The panel focused the problems that arise when companies obtain more personal data than is necessary, and when it is ok to cross the line and access someone’s information.
McGregor, of the Tow Center for Digital Journalism at Columbia Journalism School, thought most people’s idea of privacy does not align with the advanced role of technology in our lives.
“There is something very important about what we’ve all learned in the last 20 years. Just because you’re doing something in your house doesn’t mean what you’re doing is private,” she says. “It’s not just that when I post something on a website it’s not private, but the act of doing that, the process by which of getting from me to that end point is also importantly not private. Fundamentally that doesn’t jive with many of the expectations we have about existing systems.”
Hogan, CEO of Datacoup, said our behavior hasn’t changed over the course of time, but the way we document what we do has evolved with technology.
“I used to go to the bar in 1962 with my friends,” Hogan says. “Now I just check in on Foursquare, that’s a data point. I used to have thoughts, now I spew them out on Twitter, that’s a new data point. I used to have a preference for something. Now I say, ‘Like’ and I like something. Because of all this data that’s being created, we’re trying to figure out who owns the data, who controls it? What is it worth? Who has access to it? It’s really trying to set up a framework for going forward.”
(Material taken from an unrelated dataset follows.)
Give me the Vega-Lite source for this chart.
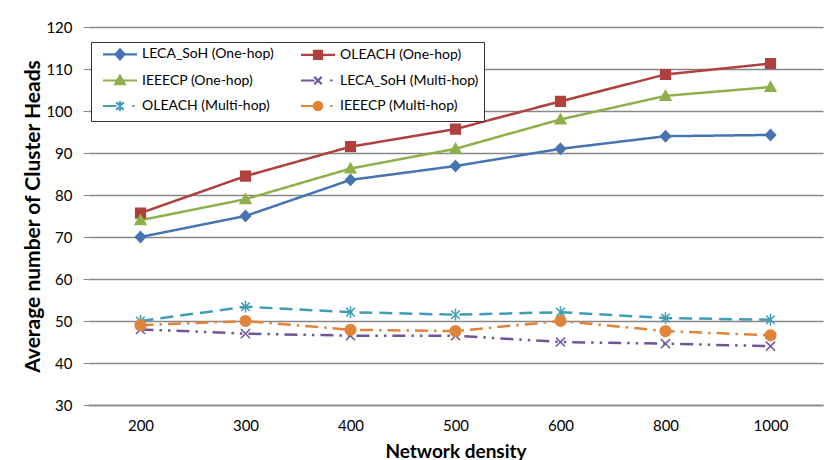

Boudreaux, CTO of Control Group, highlighted the fact that technology has essentially enabled tech-owning humans to be hotspots of their own; everything picks up a signal.
“Privacy is a really slippery thing and one I hope doesn’t start and stop with the conversation today,” he says. “The conversation about privacy is bigger than just data. Our thumbprints, our fingerprints, we’re these sort of glowing, throbbing messes of signals at all times.”
McGregor continued to say that when it comes to app development, transparency with the customer is essential.
“The key thing is to define and meet expectations and to say if you are requesting data for your app, to make it really clear in that moment what you are using it for,” she says. “If I see that your app is requesting my contact list, give me a sentence to see why that’s useful. If you want it from me, tell me what I get for it, from your product and from your company. In that level of transparency, there’s an ability to establish trust and establish a stronger relationship with your consumer.”
Boudreaux emphasized that with the amount of presence that companies have online today, there it’s not easy for customers to know if their data is being shared.
“When you look at a typical page load on a website, there’s no less than a dozen, two dozen companies from content distribution networks to ad trackers, all sorts of different services,” he says. “They all see that that request happened. This is you saying, ‘Hey, Web MD what’s this mole mean?’ Now dozens of companies now that you asked about that. Could you ever explicitly grant to all of those parties? Would you want to?”
“Largely, we’ve seen so much benefit coming from a world where everything is being tracked and everything is digitally available, and there’s a lot to be gleaned from it,” Hogan said. “But it’s really about setting the right guidelines and framework to make sure that the right entities and the right players in each seat are getting right attribution and the right value across the way.”